Contrary to popular belief, this is true, as MPR’s Bob Collins and Chris Worthington discuss in this hour long town hall styled meeting: Policy and a Pint – The Line Between News and Opinion. Between listening to and reading Bob Collins’ work and this forum discussion (not to mention The Current) I became a member of MPR. I have personally contacted their journalists about their coverage, and have always received replies as well as their consideration. Contrary to the stereotypes, they have been quite open to engaging this conservative, but then – I have engaged them civilly. They are also quite open in discussing the news industry, which is far more than we can say about Fox, CNN and MSNBC. And especially CBS.
Will it be noticed that a republican brought down NPR from the inside? That a news source free of profit motive and open to all citizens was damaged by a right-winger criticizing his own party? I have my doubts, but this video will not personally cause me to stop supporting Minnesota Public Radio and their fair and accessible journalists.
Update: You can see the entire video here.
(Hat Tip: Bob Collins)
Update 2: An example of the sorts of journalists MPR employs, Bob Collins in his own words:
// the other side of the political social spectrum to see it.
What I find interesting there is that it buttresses my assertion that dialogue in this country has created the illusion that there are only two “sides.” That everyone is all on one…. or all on the other.
That’s not true as evidenced by your use of the word “spectrum.”
Spectrum implies a range. Now, it’s true that on the color spectrum, blue is pretty close to being on the other side of red.
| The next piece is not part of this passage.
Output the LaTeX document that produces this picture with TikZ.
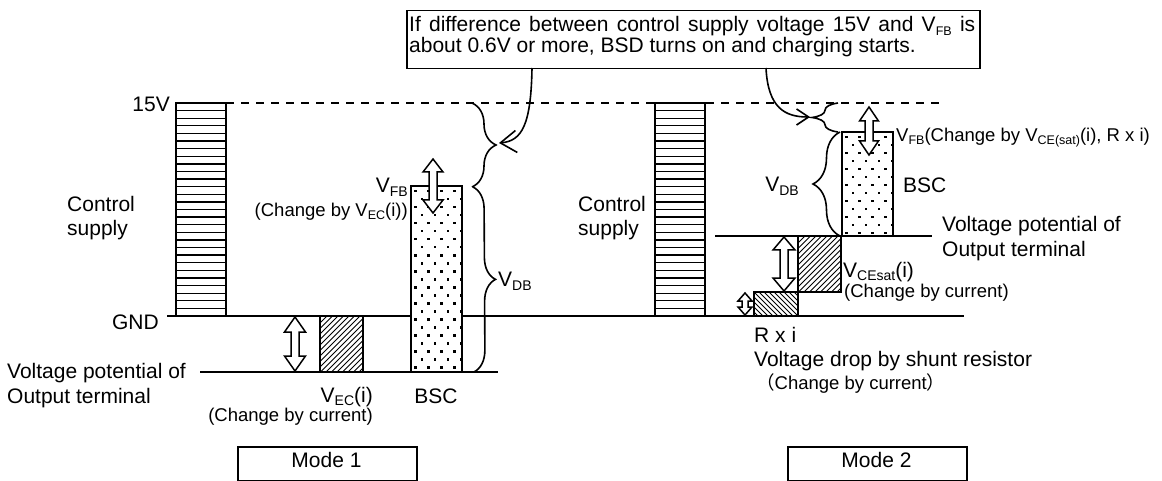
\documentclass[tikz,border=0pt]{standalone}
\usepackage{fontspec}
\setmainfont{Liberation Sans}
\newfontfamily\cjk{Noto Sans CJK JP}
\usetikzlibrary{arrows.meta,decorations.pathreplacing}
\newcommand{\sbs}[1]{\raisebox{-0.3ex}{\fontsize{14}{14}\selectfont #1}}
\newcommand{\ssbs}[1]{\raisebox{-0.3ex}{\fontsize{12.5}{12.5}\selectfont #1}}
% double open arrow: x, ytop, ybot, head half width, shaft half width, head length
\newcommand{\dblarr}[6]{%
  \draw[dbl] (#1,#2) -- (#1+#4,#2+#6) -- (#1+#5,#2+#6) -- (#1+#5,#3-#6) -- (#1+#4,#3-#6)
    -- (#1,#3) -- (#1-#4,#3-#6) -- (#1-#5,#3-#6) -- (#1-#5,#2+#6) -- (#1-#4,#2+#6) -- cycle;}
\begin{document}
\begin{tikzpicture}[x=1pt,y=-1pt,
  every node/.style={inner sep=0pt, font=\fontsize{21}{24}\selectfont},
  small/.style={font=\fontsize{18.5}{22}\selectfont},
  bar/.style={draw, line width=2, fill=white},
  lvl/.style={line width=1.5},
  hatchline/.style={line width=0.9},
  dbl/.style={line width=1.5, fill=white},
  brc/.style={decorate, decoration={brace, amplitude=#1}, line width=1.6},
  callout/.style={line width=1.6},
  modebox/.style={draw, line width=1.5, minimum width=179pt, minimum height=34pt, anchor=north west}]
\useasboundingbox (0,0) rectangle (1162,481);

% ---------- reference levels ----------
\draw[line width=1.3, dash pattern=on 8pt off 7pt] (226,103) -- (940,103);
\draw[lvl] (167,316) -- (964,316);
\draw[lvl] (200,372) -- (498,372);
\draw[lvl] (715,236) -- (932,236);

% ---------- Mode 1 ----------
% control supply bar
\draw[bar] (176,103) rectangle (226,316);
\foreach \k in {1,...,27} \draw[line width=1.3] (176,{103+\k*7.607}) -- (226,{103+\k*7.607});

% V_EC hatched box
\begin{scope}
  \clip (320,316) rectangle (363,372);
  \foreach \i in {0,...,22} \draw[hatchline] ({260+\i*5.5},372) -- ++(64,-64);
\end{scope}
\draw[line width=2] (320,316) rectangle (363,372);

% BSC dotted box
\fill[white] (411,186) rectangle (462,372);
\begin{scope}
  \clip (411,186) rectangle (462,372);
  \foreach \r in {0,...,23} \foreach \c in {0,...,4}
    \fill ({414+\c*13+mod(\r,2)*6.5}, {190+\r*8}) rectangle ++(2.5,2.5);
\end{scope}
\draw[line width=2] (411,186) rectangle (462,372);

\dblarr{295}{317}{371}{10.5}{4}{15}
\dblarr{433}{159}{213}{10}{4}{13}

% braces
\draw[brc=24pt] (472,103) -- (472,187);
\draw[brc=22pt] (473,187) -- (474,372);

% labels
\node[anchor=base east] (l15) at (170,111.5) {15V};
\node[anchor=base east] (lgnd) at (159,329) {GND};
\node[anchor=base west] (lcs1) at (67,212) {Control};
\node[anchor=base west] (lcs2) at (67,236) {supply};
\node[anchor=base west] (lvp1) at (7,378) {Voltage potential of};
\node[anchor=base west] (lvp2) at (7,403) {Output terminal};
\node[anchor=base east] (lvfb) at (408,193) {V\sbs{FB}};
\node[small, anchor=base east] (lvfb2) at (408,217) {(Change by V\ssbs{EC}(i))};
\node[anchor=base east] (lvec) at (373,402) {V\sbs{EC}(i)};
\node[small, anchor=base east] (lvec2) at (373,421) {(Change by current)};
\node[anchor=base] (lbsc) at (436,403) {BSC};
\node[anchor=base west] (lvdb) at (498,287) {V\sbs{DB}};
\node[modebox] (m1) at (237,446) {};
\node[anchor=base] (m1t) at (326.5,467) {Mode 1};

% ---------- Mode 2 ----------
\draw[bar] (655,103) rectangle (705,316);
\foreach \k in {1,...,27} \draw[line width=1.3] (655,{103+\k*7.607}) -- (705,{103+\k*7.607});

% R x i box (back hatch)
\begin{scope}
  \clip (754,292) rectangle (798,316);
  \foreach \i in {0,...,14} \draw[hatchline] ({724+\i*5},292) -- ++(30,30);
\end{scope}
\draw[line width=2] (754,292) rectangle (798,316);

% V_CEsat box
\begin{scope}
  \clip (798,236) rectangle (841,292);
  \foreach \i in {0,...,22} \draw[hatchline] ({738+\i*5.5},292) -- ++(64,-64);
\end{scope}
\draw[line width=2] (798,236) rectangle (841,292);

% BSC box
\fill[white] (842,132) rectangle (893,236);
\begin{scope}
  \clip (842,132) rectangle (893,236);
  \foreach \r in {0,...,13} \foreach \c in {0,...,4}
    \fill ({845+\c*13+mod(\r,2)*6.5}, {136+\r*8}) rectangle ++(2.5,2.5);
\end{scope}
\draw[line width=2] (842,132) rectangle (893,236);

\dblarr{869}{107}{155}{9.5}{4}{14}
\dblarr{784}{237}{291}{11}{4}{13}
\dblarr{745}{293}{315}{7}{3}{8}

\draw[brc=26pt] (838,132) -- (838,103);
\draw[brc=27pt] (840,236) -- (840,132);

\node[anchor=base west] (rcs1) at (578,212) {Control};
\node[anchor=base west] (rcs2) at (578,236) {supply};
\node[anchor=base east] (rvdb) at (799,192) {V\sbs{DB}};
\node[small, anchor=base west] (rvfb) at (896,142) {V\ssbs{FB}(Change by V\ssbs{CE(sat)}(i), R x i)};
\node[anchor=base west] (rbsc) at (903,193) {BSC};
\node[anchor=base west] (rvp1) at (942,232) {Voltage potential of};
\node[anchor=base west] (rvp2) at (942,256) {Output terminal};
\node[anchor=base west] (rvce) at (843,277) {V\sbs{CEsat}(i)};
\node[small, anchor=base west] (rvce2) at (844,297) {(Change by current)};
\node[anchor=base west] (rrxi) at (754,342) {R x i};
\node[anchor=base west] (rvd) at (754,366) {Voltage drop by shunt resistor};
\node[small, anchor=base west] (rcc) at (756,389) {{\cjk （}Change by current{\cjk ）}};
\node[modebox] (m2) at (787,446) {};
\node[anchor=base] (m2t) at (876.5,467) {Mode 2};

% ---------- callout ----------
\node[draw, line width=1.5, anchor=north west, minimum width=573pt, minimum height=58pt] (tb) at (406,10) {};
\node[anchor=north west, align=left, font=\fontsize{21}{21}\selectfont] (tbt) at (409,16.5)
  {\makebox[566pt][s]{If difference between control supply voltage 15V and V\ssbs{FB} is}\\
   about 0.6V or more, BSD turns on and charging starts.};
\coordinate (a1s) at (532,68);
\coordinate (a1e) at (499,143);
\coordinate (a2s) at (766,68);
\coordinate (a2e) at (810,117);
\draw[callout, -{Straight Barb[length=16pt,width=22pt]}] (a1s) .. controls (531,125) and (522,141) .. (a1e);
\draw[callout, -{Straight Barb[length=12pt,width=16pt]}] (a2s) .. controls (768,108) and (785,117) .. (a2e);
\end{tikzpicture}
\end{document}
But, in fact, there is also yellow, orange, green, aqua etc.
It has been to the benefit of the extreme left and the extreme right to create this illusion. It has helped them monopolize the conversation for their own purposes.
To an extent, political reporters in particular — who seem to dominate newsrooms — are guilty of this too.
But what it doesn’t do is provide any sort of real value to the oranges, aquas, purples, and yellows because it’s based on a lie — that there aren’t any oranges, aquas, purples, or yellows… that there really isn’t a spectrum.
The truth? There really is.
This is the sort of fair minded journalist that many refuse to believe work for public radio.